Pensamentos crônicos

A mala verde

Escrito por Leitor / Leitora

Às vezes, malas carregam mais que bagagens. Carregam histórias.

*Por Luiz Fernando Kiihl Matias

Malas sempre foram interessantes para mim. Lembro da alegria da minha mãe quando comprou uma mala que tinha rodinhas e era gigante, cabia no porta-malas do Tempra que a minha família tinha. A alegria dela era porque ali cabia a roupa da família inteira (não que a família fosse grande, éramos quatro pessoas) e não tinha que levar várias malas. Mas eu ainda acredito que o que mais alegrava ela eram as quatro rodinhas, que faziam aquele típico barulho quando passam no rejunte de uma peça do piso para outro. Sei lá, acho mesmo que eu gostava mais daquela mala gigante que a minha mãe.

Eu achava que nunca seria adulto suficiente para usar uma mala, mas cheguei nessa idade. E eu tenho uma mala. Ela é verde, de tecido, velha, muito suja. Aquelas antigas malas que nossos pais usavam, sem rodinhas, simples, muito diferente das malas de hoje. Sim, pois me sinto um tiozão de oitenta anos quando ando com a minha mala pelo aeroporto ou rodoviária. Tá bom que na rodoviária me sinto mais em casa do que no aeroporto, talvez porque na “casa dos avião” as malas sejam mais arrumadinhas (eu acho que existe até esse negócio de moda para malas) do que na rodoviária, onde a maioria das pessoas está mais preocupada com quem vai dividir acento que com a mala dos outros.

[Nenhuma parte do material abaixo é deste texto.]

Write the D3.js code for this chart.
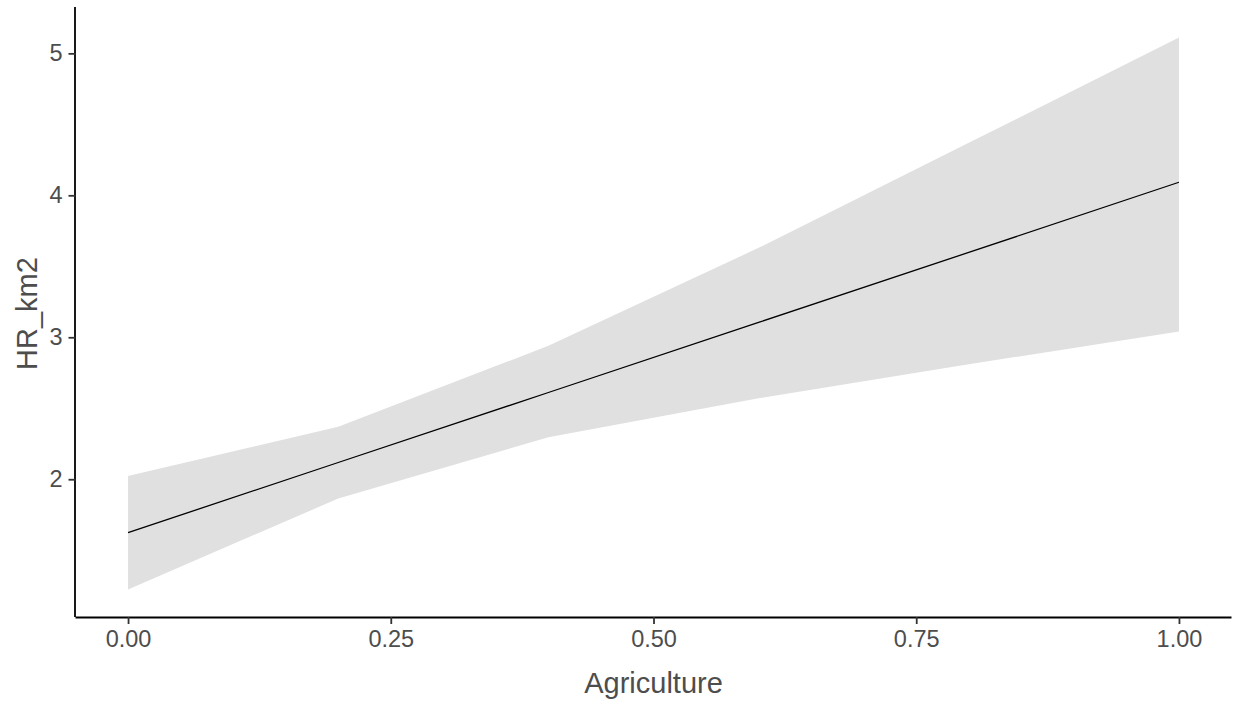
<!DOCTYPE html>
<html>
<head>
<meta charset="utf-8">
<script src="https://cdn.jsdelivr.net/npm/d3@7"></script>
<style>
  html, body { margin: 0; padding: 0; background: #fff; }
  svg { display: block; font-family: "Liberation Sans", Arial, sans-serif; }
</style>
</head>
<body>
<svg id="chart" width="1235" height="708"></svg>
<script>
// Data
const agriculture = [0, 0.2, 0.4, 0.6, 0.8, 1.0];
const predicted   = [1.624, 2.118, 2.611, 3.105, 3.598, 4.092];
const ciLow       = [1.224, 1.864, 2.296, 2.57, 2.81, 3.04];
const ciHigh      = [2.023, 2.369, 2.94, 3.63, 4.37, 5.111];
const xTicks = [0, 0.25, 0.5, 0.75, 1.0];
const xTickLabels = ["0.00", "0.25", "0.50", "0.75", "1.00"];
const yTicks = [2, 3, 4, 5];
const xTitle = "Agriculture";
const yTitle = "HR_km2";

(function () {
const rows = agriculture.map((x, i) => ({ x, y: predicted[i], lo: ciLow[i], hi: ciHigh[i] }));

const svg = d3.select("#chart");
const pLeft = 75.5, pRight = 1231.5, pTop = 10, pBottom = 617;

const xMin = d3.min(agriculture), xMax = d3.max(agriculture);
const xPad = (xMax - xMin) * 0.05;
const yMin = d3.min(ciLow), yMax = d3.max(ciHigh);
const yPad = (yMax - yMin) * 0.05;

const x = d3.scaleLinear().domain([xMin - xPad, xMax + xPad]).range([pLeft, pRight]);
const y = d3.scaleLinear().domain([yMin - yPad, yMax + yPad]).range([pBottom, pTop]);

// ribbon
svg.append("path")
  .datum(rows)
  .attr("fill", "#E0E0E0")
  .attr("d", d3.area().x(d => x(d.x)).y0(d => y(d.lo)).y1(d => y(d.hi)));

// line
svg.append("path")
  .datum(rows)
  .attr("fill", "none")
  .attr("stroke", "#000")
  .attr("stroke-width", 1.3)
  .attr("d", d3.line().x(d => x(d.x)).y(d => y(d.y)));

const textColor = "#4D4D4D";

// x axis
const gx = svg.append("g").attr("transform", `translate(0,${pBottom})`)
  .call(d3.axisBottom(x).tickValues(xTicks).tickFormat((d, i) => xTickLabels[i]).tickSize(7).tickPadding(6));
gx.select(".domain").attr("stroke", "#000").attr("stroke-width", 1.8).attr("d", `M${pLeft},0.5H${pRight}`);
gx.selectAll(".tick line").attr("stroke", "#333").attr("stroke-width", 1.8);
gx.selectAll(".tick text").attr("fill", textColor).attr("font-size", 23.5).attr("font-family", "Liberation Sans, Arial, sans-serif");

// y axis
const gy = svg.append("g").attr("transform", `translate(${pLeft},0)`)
  .call(d3.axisLeft(y).tickValues(yTicks).tickFormat(d3.format("d")).tickSize(7).tickPadding(6));
gy.select(".domain").attr("stroke", "#000").attr("stroke-width", 1.8).attr("d", `M-0.5,${pTop - 3}V${pBottom}`);
gy.selectAll(".tick line").attr("stroke", "#333").attr("stroke-width", 1.8);
gy.selectAll(".tick text").attr("fill", textColor).attr("font-size", 23.5).attr("font-family", "Liberation Sans, Arial, sans-serif");

// titles
svg.append("text")
  .attr("x", (pLeft + pRight) / 2).attr("y", 693)
  .attr("text-anchor", "middle").attr("fill", textColor)
  .attr("font-size", 29).text(xTitle);

svg.append("text")
  .attr("transform", `translate(37,${(pTop + pBottom) / 2}) rotate(-90)`)
  .attr("text-anchor", "middle").attr("fill", textColor)
  .attr("font-size", 29).text(yTitle);
})();
</script>
</body>
</html>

Mas, essa mala, quadrada, suja, que tem os zíperes quebrados de tanto abrir e fechar, não é só uma mala. Ela estava comigo quando fui para a faculdade, ela estava comigo quando fiz a minha primeira viagem sozinho de ônibus no auge dos meus quinze anos para passar as férias com a minha avó em São Paulo. Ela estava comigo quando meu coração apertou na primeira vez que viajei de avião sozinho, ela estava comigo quando… ela sempre esteve comigo.

Essa mala, que de tão usada, rasgou. Na minha última viagem para Buenos Aires ela simplesmente rasgou, deu sinais de que seus anos de aeroportos e rodoviárias estão chegando ao fim – se já não chegaram. É um sinal da morte para a mala, ela sente que seu tempo já chegou ao fim. Percebo como ela se sente na esteira, quando ao seu lado está uma mala com um design melhor, com rodinhas e zíperes inteiros, eu vejo sue cansaço, suas rugas…

Mas, o que fazer? Jogá-la fora ou consertar? Será que existem médicos de malas? Espero que existam, pois sempre que estou com ela, sinto como se meu pai estivesse me dando a mão numa viagem difícil, pois eu só sou usuário da mala que um dia ele comprou e com ela conheceu o mundo.